=== Instructions to follow ===
Find all lines in the records that include the word "with", and copy them out.

━━━━━━

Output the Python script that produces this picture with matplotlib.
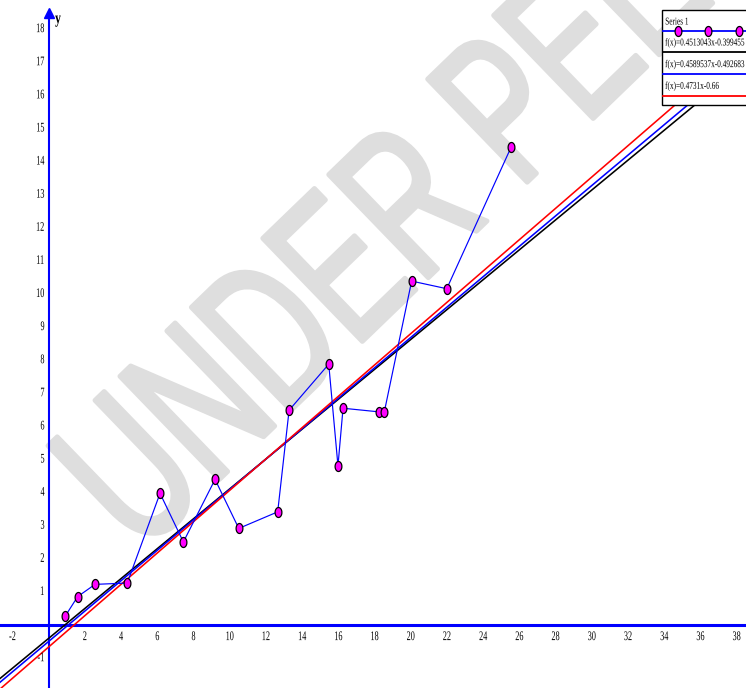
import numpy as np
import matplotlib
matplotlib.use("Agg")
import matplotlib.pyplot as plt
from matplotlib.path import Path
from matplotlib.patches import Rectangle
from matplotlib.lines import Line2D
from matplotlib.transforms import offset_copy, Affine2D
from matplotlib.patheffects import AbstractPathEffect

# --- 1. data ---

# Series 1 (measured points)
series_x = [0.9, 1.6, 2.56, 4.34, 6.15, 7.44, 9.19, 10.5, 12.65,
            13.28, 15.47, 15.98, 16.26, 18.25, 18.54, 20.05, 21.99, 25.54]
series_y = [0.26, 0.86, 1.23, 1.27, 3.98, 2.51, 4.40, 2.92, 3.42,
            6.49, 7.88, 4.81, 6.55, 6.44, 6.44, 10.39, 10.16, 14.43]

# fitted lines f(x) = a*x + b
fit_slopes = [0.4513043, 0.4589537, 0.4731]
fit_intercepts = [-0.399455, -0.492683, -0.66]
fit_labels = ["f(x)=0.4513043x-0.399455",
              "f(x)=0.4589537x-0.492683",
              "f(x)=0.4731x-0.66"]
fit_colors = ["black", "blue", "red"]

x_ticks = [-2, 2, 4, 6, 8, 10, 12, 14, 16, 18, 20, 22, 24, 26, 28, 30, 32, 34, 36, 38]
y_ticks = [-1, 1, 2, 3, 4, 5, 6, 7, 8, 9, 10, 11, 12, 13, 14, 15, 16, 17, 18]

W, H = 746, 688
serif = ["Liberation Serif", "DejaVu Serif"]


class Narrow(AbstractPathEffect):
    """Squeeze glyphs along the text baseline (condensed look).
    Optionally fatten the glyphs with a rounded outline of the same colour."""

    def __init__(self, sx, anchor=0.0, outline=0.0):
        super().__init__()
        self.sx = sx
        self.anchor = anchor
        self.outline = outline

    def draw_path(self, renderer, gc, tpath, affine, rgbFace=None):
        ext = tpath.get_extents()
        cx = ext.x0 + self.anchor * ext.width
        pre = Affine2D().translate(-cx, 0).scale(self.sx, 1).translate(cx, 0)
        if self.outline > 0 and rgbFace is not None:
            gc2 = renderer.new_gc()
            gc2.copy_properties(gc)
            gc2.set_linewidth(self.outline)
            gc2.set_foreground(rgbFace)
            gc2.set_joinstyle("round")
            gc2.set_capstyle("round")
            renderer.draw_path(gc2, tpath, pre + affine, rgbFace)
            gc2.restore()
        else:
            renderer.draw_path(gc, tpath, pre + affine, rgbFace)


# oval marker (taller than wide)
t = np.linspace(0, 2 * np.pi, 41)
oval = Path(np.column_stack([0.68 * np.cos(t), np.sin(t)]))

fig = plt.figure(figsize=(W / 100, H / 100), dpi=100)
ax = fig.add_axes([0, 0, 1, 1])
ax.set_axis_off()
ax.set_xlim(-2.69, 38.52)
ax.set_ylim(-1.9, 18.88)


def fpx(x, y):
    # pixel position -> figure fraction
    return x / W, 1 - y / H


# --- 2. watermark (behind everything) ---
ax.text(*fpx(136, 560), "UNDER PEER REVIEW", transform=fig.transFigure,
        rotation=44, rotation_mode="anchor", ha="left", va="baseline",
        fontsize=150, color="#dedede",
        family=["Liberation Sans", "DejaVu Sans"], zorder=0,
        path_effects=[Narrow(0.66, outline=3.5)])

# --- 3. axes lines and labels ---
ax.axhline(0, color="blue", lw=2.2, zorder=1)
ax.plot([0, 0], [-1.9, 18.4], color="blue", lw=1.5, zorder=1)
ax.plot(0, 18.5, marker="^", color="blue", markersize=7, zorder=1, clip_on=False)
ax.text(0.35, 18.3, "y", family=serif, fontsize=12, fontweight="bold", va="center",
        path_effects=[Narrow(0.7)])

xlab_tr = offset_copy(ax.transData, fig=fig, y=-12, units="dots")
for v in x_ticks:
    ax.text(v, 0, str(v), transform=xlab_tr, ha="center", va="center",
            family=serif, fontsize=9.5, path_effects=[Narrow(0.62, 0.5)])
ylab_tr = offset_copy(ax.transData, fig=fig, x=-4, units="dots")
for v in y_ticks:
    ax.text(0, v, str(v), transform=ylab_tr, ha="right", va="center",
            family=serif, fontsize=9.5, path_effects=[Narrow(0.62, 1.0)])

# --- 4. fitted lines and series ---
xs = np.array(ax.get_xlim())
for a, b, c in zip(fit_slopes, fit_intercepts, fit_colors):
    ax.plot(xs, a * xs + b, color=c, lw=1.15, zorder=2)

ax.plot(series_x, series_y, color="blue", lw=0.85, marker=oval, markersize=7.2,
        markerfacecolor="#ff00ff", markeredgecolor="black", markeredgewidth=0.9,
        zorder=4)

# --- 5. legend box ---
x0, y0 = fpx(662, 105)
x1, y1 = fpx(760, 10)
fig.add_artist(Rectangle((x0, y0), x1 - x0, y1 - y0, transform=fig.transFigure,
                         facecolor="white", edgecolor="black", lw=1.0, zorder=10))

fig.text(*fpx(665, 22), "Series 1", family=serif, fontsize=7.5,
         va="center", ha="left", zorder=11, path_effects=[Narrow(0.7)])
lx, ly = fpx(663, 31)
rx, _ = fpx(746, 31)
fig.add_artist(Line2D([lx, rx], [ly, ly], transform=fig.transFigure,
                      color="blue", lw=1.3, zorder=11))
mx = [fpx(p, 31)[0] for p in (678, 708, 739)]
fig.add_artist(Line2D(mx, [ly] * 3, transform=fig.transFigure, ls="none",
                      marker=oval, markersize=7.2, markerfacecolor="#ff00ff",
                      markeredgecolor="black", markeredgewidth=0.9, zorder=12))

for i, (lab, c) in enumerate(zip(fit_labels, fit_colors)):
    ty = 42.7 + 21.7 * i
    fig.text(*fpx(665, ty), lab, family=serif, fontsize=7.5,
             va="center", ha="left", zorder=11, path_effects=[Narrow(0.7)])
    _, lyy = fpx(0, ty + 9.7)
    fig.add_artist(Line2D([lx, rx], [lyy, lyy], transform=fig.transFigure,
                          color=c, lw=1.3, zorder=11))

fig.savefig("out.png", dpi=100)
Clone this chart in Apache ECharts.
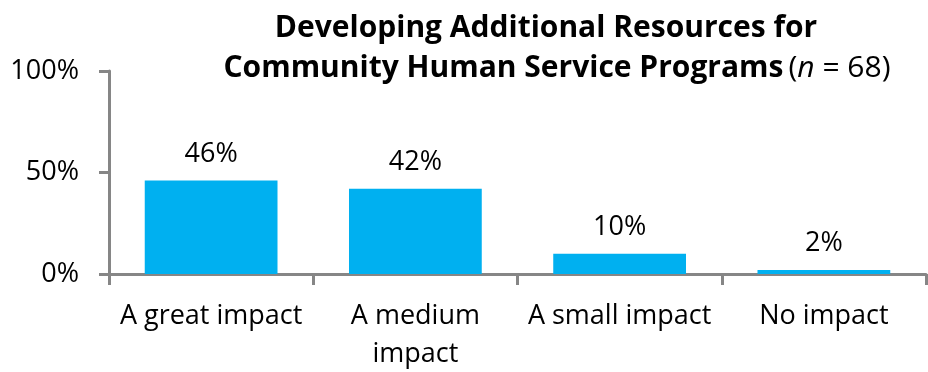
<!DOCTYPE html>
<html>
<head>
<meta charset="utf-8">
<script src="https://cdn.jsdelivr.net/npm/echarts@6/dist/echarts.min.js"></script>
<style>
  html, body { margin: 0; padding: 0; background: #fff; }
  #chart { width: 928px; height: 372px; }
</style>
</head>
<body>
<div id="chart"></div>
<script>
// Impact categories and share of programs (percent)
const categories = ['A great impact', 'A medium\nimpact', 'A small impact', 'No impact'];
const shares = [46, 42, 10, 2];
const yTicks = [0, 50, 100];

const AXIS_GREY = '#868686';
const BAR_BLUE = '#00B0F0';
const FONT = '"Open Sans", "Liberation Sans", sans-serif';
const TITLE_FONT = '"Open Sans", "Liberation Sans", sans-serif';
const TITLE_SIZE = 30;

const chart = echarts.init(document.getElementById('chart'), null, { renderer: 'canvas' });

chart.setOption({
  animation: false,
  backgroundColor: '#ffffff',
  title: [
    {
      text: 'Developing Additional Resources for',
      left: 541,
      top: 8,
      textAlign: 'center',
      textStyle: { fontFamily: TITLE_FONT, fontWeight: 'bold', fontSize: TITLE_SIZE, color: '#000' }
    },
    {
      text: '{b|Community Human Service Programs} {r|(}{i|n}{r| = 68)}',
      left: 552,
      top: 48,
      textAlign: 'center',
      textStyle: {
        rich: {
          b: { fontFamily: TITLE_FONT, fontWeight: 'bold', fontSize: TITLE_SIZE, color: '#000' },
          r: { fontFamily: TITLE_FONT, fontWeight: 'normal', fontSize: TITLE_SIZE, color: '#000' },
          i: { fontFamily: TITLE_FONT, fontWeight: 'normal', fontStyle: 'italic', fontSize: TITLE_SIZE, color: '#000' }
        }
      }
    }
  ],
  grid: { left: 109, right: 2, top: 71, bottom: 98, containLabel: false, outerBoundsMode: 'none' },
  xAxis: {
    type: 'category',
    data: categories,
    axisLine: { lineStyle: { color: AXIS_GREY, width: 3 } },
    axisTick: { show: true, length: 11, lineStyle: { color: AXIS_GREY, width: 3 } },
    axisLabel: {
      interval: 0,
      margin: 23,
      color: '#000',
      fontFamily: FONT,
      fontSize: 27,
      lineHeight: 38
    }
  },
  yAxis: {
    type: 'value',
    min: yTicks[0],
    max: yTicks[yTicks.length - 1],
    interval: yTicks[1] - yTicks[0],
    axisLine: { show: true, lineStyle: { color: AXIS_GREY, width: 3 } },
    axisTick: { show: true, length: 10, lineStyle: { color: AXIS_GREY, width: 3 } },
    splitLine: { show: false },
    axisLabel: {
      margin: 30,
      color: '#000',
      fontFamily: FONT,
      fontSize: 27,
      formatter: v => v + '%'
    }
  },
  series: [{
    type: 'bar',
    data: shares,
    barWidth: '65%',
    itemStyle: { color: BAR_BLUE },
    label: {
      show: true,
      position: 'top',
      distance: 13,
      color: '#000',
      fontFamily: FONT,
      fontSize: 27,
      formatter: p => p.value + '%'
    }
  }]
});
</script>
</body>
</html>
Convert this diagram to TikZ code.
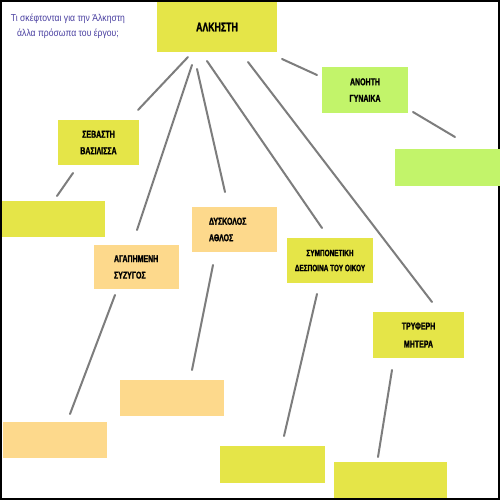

━━━━━━

=== Complete output ===
Output the Python script that produces this picture with matplotlib.
    Optionally fatten the glyphs with a rounded outline of the same colour."""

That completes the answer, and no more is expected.